I have found that regular cassette tape is far too narrow to use on the Reverbatape unit, so after a bit of hunting found that the eight track tapes that used to be so popular, are the perfect width for use in the unit. You can purchase a tape cartridge at an Audio Store and pay full price, or do as I did, found some in a "Thrift" or resale store and paid fifty cents for the whole thing. It doesn't matter what was recorded on it previously as it will be erased by the unit the first time it goes across the heads. No lubricant is needed for these tapes. There is enough tape in a cartridge for at least 40-50 tape loops.
HOW I MAKE TAPE LOOPS
Pull out enough tape from the cartridge to have at least 21 - 23 inches and cut it off. You will need a smooth board or other hard surface that can stand some cut marks. You will also need a roll of Scotch Brand tape, a ruler, and a razor blade or sharp utility knife.
Make a loop and align the ends with about 1 1/2" - 2" overlap. Use 2 pieces of scotch tape to hold the recording tape to the board about 1" from the overlap.
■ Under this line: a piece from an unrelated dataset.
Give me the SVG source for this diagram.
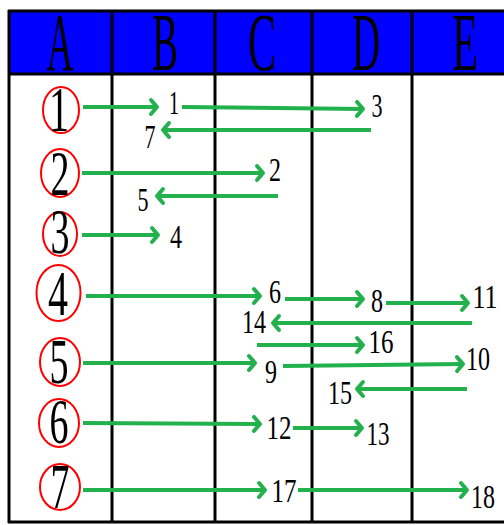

Make finger loops on the scotch tapes that will stay free so you can easily remove the tape later.
IMPORTANT ---- Measure loop carefully so that it is 18 1/2" - 19" long after being cut. Make cut through both overlapping tapes at once at a minimum 45 degree angle. This will eliminate thumping sound as tape passes over heads.
While tape is still held in position put the cut butt ends together (do not overlap). Use a piece of Scotch tape about 1 1/2" long place it over the butted ends. Be sure you put the Scotch tape on the recording tape on the side away from the recording side. Press down firmly for good adhesion. Then use your razor blade or knife and cut the Scotch tape as closely as possible along the recording tape.
Then take the completed tape off the board using the finger loops. Do this slowly and carefully. Also remove the hold down tapes from your completed Reverbatape. -- "Voila" you should have a tape good for quite a few hours of playing time.
Note from Pete Stark: The glue on regular tape has a tendency to ooze with time; this can glop up the tape heads and cause problems. If possible, try to get splicing tape from Radio Shack or an electronics / audio store, and use that instead.